- _REQUIRED TASK_: Your output must consist solely of the lines from the "Generate a LaTeX" line through the "Clone this chart in Chart.js." line, exactly as written, without images.

Records contained in a dataset:
•••••

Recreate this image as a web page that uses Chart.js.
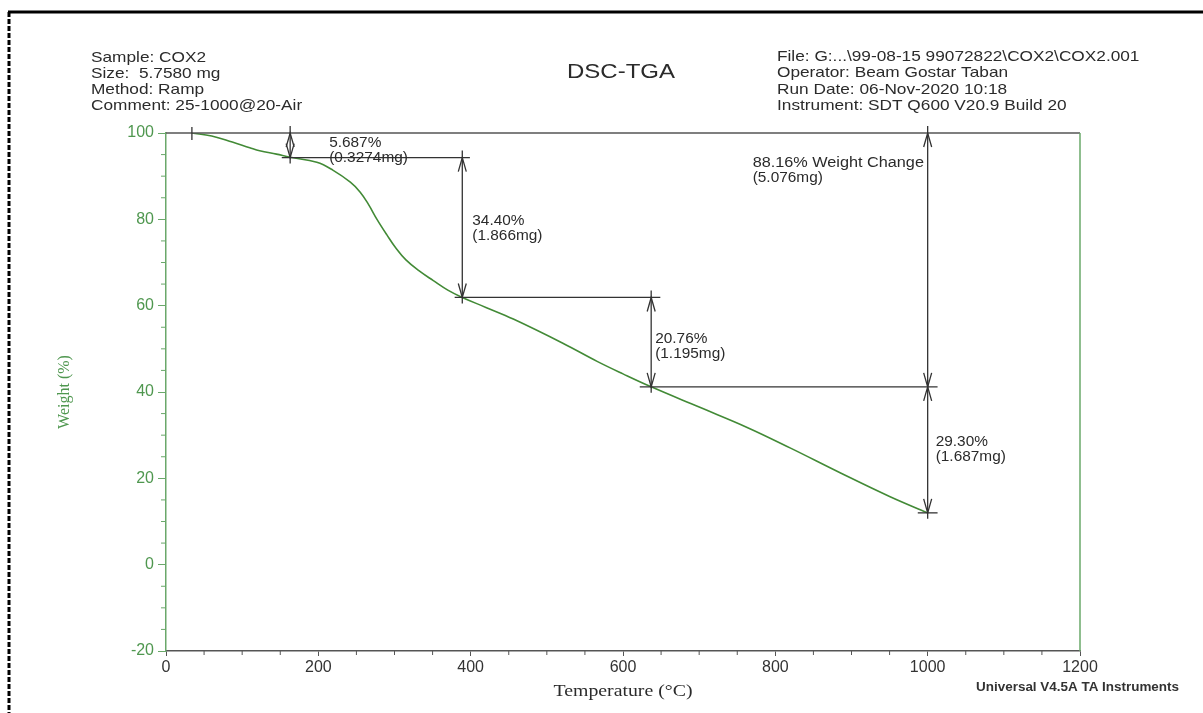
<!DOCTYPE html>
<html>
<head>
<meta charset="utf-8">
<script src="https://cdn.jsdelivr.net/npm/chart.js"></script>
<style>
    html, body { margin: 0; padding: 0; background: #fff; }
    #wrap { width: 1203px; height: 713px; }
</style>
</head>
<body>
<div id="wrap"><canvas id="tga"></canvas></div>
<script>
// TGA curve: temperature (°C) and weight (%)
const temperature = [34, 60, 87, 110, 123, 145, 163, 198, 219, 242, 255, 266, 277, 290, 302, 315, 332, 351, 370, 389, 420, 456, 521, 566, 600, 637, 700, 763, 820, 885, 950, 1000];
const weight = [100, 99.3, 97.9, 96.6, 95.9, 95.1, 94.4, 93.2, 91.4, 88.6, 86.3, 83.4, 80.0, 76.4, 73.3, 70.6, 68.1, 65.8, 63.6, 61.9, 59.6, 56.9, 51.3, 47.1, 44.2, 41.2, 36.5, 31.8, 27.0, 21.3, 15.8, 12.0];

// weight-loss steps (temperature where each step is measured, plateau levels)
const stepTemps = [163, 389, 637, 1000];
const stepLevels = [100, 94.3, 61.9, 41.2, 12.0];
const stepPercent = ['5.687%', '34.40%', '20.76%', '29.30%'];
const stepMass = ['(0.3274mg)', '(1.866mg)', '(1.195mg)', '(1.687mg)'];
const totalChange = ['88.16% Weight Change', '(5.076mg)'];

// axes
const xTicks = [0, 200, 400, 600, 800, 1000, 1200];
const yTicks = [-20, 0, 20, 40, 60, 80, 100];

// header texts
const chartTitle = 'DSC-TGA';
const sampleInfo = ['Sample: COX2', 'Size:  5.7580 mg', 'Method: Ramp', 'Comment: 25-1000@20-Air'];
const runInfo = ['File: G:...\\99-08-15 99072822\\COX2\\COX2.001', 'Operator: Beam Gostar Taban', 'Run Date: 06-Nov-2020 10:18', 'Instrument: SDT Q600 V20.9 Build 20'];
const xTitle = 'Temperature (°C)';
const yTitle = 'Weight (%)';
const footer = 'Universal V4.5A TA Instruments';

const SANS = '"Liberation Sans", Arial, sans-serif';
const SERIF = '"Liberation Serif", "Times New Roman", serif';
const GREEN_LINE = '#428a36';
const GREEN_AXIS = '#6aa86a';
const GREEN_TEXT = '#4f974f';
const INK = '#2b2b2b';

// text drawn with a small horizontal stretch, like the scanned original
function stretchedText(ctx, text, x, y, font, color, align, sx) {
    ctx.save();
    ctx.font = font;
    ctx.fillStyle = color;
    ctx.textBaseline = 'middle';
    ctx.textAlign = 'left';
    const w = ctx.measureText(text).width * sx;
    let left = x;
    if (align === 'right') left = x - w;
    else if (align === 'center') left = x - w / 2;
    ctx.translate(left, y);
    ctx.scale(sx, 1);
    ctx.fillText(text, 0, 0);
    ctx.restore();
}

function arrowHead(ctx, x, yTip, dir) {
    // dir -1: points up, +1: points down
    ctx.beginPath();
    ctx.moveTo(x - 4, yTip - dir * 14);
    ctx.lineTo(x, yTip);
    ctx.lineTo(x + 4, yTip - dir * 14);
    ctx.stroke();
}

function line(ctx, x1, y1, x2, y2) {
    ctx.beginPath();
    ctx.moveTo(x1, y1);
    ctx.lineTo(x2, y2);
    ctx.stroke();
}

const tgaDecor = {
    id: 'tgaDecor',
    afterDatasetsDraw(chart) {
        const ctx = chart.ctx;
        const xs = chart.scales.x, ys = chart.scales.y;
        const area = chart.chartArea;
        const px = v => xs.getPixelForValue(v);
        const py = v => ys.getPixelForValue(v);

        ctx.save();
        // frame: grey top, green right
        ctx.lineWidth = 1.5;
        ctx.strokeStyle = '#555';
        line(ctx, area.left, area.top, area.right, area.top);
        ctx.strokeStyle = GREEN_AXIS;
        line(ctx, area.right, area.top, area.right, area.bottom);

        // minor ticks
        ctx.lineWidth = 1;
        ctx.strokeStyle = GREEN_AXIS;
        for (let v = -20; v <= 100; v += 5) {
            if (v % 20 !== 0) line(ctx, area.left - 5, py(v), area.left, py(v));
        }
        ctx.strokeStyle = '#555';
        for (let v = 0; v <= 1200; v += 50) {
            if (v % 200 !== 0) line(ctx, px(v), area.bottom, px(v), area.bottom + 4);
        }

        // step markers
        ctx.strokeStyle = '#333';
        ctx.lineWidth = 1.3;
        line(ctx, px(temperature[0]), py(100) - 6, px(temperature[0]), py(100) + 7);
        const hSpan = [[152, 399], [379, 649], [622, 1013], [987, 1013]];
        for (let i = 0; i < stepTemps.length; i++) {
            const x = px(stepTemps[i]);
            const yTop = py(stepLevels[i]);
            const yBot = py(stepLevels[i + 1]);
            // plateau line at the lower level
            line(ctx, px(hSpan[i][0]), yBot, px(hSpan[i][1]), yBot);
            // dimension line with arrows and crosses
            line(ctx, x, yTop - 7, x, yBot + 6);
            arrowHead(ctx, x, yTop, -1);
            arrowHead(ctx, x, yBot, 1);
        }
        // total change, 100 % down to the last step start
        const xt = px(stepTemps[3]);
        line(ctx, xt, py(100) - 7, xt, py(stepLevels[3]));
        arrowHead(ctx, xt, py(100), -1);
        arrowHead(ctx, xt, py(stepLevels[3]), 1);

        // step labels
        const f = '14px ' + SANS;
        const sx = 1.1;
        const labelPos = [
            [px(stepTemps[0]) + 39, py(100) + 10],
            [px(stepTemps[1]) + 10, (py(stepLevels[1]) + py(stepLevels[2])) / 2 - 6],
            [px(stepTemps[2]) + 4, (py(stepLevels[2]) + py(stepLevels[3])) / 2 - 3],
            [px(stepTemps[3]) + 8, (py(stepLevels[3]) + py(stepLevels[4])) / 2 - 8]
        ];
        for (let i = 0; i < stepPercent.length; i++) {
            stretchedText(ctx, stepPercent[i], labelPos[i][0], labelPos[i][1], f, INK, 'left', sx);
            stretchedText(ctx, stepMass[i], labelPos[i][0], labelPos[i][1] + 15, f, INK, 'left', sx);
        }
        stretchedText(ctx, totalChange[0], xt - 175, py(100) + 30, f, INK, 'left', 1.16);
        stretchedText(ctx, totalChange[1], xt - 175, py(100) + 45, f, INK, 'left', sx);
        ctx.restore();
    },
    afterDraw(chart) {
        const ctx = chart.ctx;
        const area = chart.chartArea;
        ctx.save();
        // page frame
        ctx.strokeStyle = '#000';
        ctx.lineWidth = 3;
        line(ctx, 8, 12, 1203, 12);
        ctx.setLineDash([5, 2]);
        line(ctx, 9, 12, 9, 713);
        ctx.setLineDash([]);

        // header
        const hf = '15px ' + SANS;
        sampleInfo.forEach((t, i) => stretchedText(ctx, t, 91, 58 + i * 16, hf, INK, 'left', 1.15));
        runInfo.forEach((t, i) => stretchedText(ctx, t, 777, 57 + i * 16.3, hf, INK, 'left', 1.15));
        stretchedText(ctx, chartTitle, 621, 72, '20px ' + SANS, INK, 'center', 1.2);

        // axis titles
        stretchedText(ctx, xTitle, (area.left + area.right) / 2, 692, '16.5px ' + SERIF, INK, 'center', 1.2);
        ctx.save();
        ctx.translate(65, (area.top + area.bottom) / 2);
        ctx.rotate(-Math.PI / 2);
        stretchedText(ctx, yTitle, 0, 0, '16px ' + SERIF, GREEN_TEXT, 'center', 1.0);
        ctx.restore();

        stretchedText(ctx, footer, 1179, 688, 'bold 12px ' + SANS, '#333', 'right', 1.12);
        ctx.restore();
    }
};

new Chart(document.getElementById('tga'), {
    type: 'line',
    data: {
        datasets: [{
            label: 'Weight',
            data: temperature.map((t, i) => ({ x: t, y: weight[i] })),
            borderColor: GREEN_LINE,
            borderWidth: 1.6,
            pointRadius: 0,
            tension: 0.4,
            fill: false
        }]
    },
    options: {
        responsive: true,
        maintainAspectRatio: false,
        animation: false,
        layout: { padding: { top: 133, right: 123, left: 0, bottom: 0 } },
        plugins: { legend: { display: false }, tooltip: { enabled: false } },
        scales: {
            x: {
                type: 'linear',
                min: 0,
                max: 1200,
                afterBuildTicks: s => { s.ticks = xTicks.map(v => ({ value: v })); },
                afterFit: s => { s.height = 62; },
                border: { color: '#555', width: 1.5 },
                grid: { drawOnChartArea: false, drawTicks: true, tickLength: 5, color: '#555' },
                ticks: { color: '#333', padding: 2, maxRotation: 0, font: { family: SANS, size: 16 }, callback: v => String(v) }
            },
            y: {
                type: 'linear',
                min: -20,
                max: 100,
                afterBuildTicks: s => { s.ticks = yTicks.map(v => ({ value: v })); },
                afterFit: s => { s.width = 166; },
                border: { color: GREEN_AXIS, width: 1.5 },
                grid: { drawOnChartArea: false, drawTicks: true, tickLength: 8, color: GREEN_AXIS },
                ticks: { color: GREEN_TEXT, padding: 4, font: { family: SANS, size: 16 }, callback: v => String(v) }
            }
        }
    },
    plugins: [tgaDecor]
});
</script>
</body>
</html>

•••••

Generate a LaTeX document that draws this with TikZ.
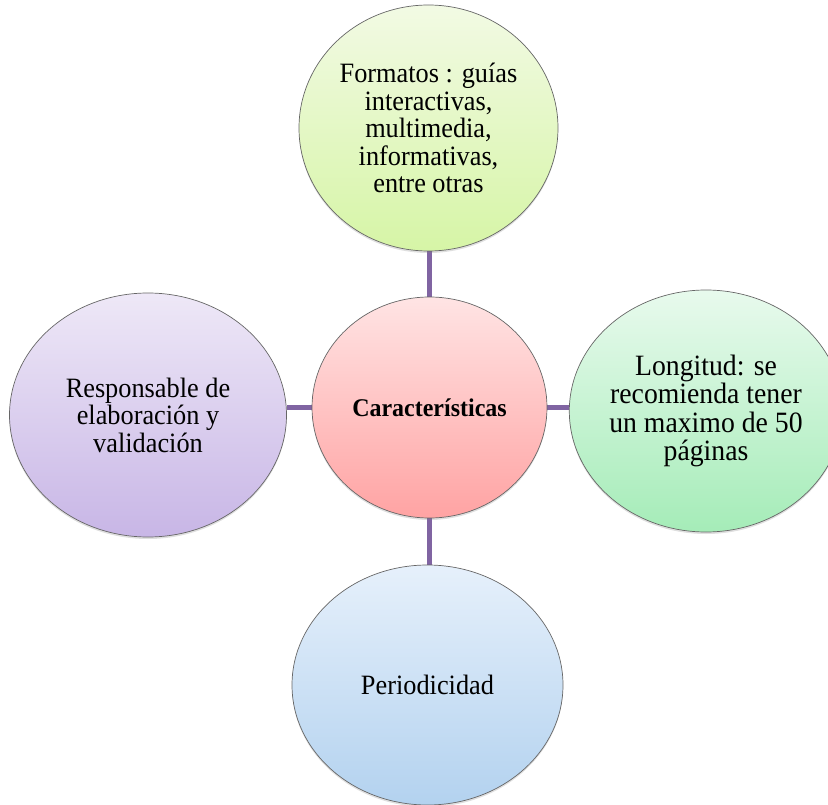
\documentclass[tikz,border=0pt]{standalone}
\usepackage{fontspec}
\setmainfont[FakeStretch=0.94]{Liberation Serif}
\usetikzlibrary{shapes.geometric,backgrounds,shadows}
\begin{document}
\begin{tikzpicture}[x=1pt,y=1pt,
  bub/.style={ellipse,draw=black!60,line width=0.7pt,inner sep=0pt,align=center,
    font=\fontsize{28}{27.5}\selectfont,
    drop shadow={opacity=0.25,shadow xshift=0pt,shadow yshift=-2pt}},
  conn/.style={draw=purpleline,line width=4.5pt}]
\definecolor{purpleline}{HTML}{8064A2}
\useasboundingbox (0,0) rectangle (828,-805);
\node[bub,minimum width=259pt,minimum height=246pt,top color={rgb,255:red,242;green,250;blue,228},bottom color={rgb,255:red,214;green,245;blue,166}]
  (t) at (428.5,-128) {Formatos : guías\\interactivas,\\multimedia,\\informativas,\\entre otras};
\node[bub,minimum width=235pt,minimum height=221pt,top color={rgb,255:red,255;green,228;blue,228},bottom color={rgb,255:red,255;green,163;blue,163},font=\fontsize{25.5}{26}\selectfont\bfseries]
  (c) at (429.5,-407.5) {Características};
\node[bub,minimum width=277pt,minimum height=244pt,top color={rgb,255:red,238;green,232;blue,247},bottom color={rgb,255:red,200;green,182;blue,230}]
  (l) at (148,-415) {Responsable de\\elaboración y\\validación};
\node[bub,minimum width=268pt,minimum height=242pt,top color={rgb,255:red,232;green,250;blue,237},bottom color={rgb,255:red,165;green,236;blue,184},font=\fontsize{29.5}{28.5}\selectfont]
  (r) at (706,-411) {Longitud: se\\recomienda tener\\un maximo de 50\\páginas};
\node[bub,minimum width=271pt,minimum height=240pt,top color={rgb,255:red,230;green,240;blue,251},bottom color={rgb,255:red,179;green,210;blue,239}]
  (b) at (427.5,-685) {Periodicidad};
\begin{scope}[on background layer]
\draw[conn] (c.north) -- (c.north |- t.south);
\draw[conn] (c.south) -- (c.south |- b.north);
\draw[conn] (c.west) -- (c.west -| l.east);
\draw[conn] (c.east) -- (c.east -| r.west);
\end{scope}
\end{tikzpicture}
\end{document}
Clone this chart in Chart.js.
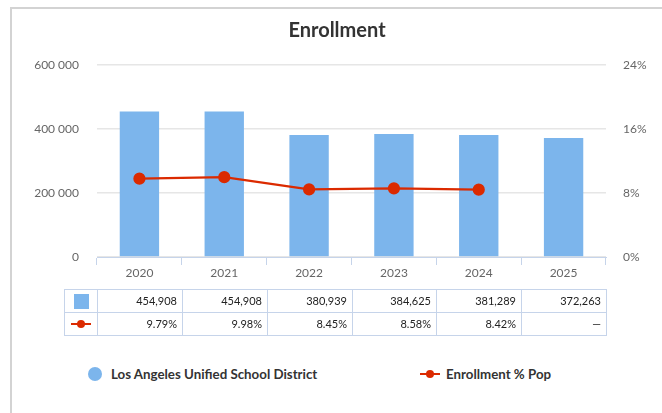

•••••

- _ANSWER BELOW_:
Generate a LaTeX document that draws this with TikZ.
\documentclass[tikz,border=0pt]{standalone}
\usepackage{fontspec}
\setmainfont[FakeStretch=0.94]{Liberation Serif}
\usetikzlibrary{shapes.geometric,backgrounds,shadows}
\begin{document}
\begin{tikzpicture}[x=1pt,y=1pt,
  bub/.style={ellipse,draw=black!60,line width=0.7pt,inner sep=0pt,align=center,
    font=\fontsize{28}{27.5}\selectfont,
    drop shadow={opacity=0.25,shadow xshift=0pt,shadow yshift=-2pt}},
  conn/.style={draw=purpleline,line width=4.5pt}]
\definecolor{purpleline}{HTML}{8064A2}
\useasboundingbox (0,0) rectangle (828,-805);
\node[bub,minimum width=259pt,minimum height=246pt,top color={rgb,255:red,242;green,250;blue,228},bottom color={rgb,255:red,214;green,245;blue,166}]
  (t) at (428.5,-128) {Formatos : guías\\interactivas,\\multimedia,\\informativas,\\entre otras};
\node[bub,minimum width=235pt,minimum height=221pt,top color={rgb,255:red,255;green,228;blue,228},bottom color={rgb,255:red,255;green,163;blue,163},font=\fontsize{25.5}{26}\selectfont\bfseries]
  (c) at (429.5,-407.5) {Características};
\node[bub,minimum width=277pt,minimum height=244pt,top color={rgb,255:red,238;green,232;blue,247},bottom color={rgb,255:red,200;green,182;blue,230}]
  (l) at (148,-415) {Responsable de\\elaboración y\\validación};
\node[bub,minimum width=268pt,minimum height=242pt,top color={rgb,255:red,232;green,250;blue,237},bottom color={rgb,255:red,165;green,236;blue,184},font=\fontsize{29.5}{28.5}\selectfont]
  (r) at (706,-411) {Longitud: se\\recomienda tener\\un maximo de 50\\páginas};
\node[bub,minimum width=271pt,minimum height=240pt,top color={rgb,255:red,230;green,240;blue,251},bottom color={rgb,255:red,179;green,210;blue,239}]
  (b) at (427.5,-685) {Periodicidad};
\begin{scope}[on background layer]
\draw[conn] (c.north) -- (c.north |- t.south);
\draw[conn] (c.south) -- (c.south |- b.north);
\draw[conn] (c.west) -- (c.west -| l.east);
\draw[conn] (c.east) -- (c.east -| r.west);
\end{scope}
\end{tikzpicture}
\end{document}
Clone this chart in Chart.js.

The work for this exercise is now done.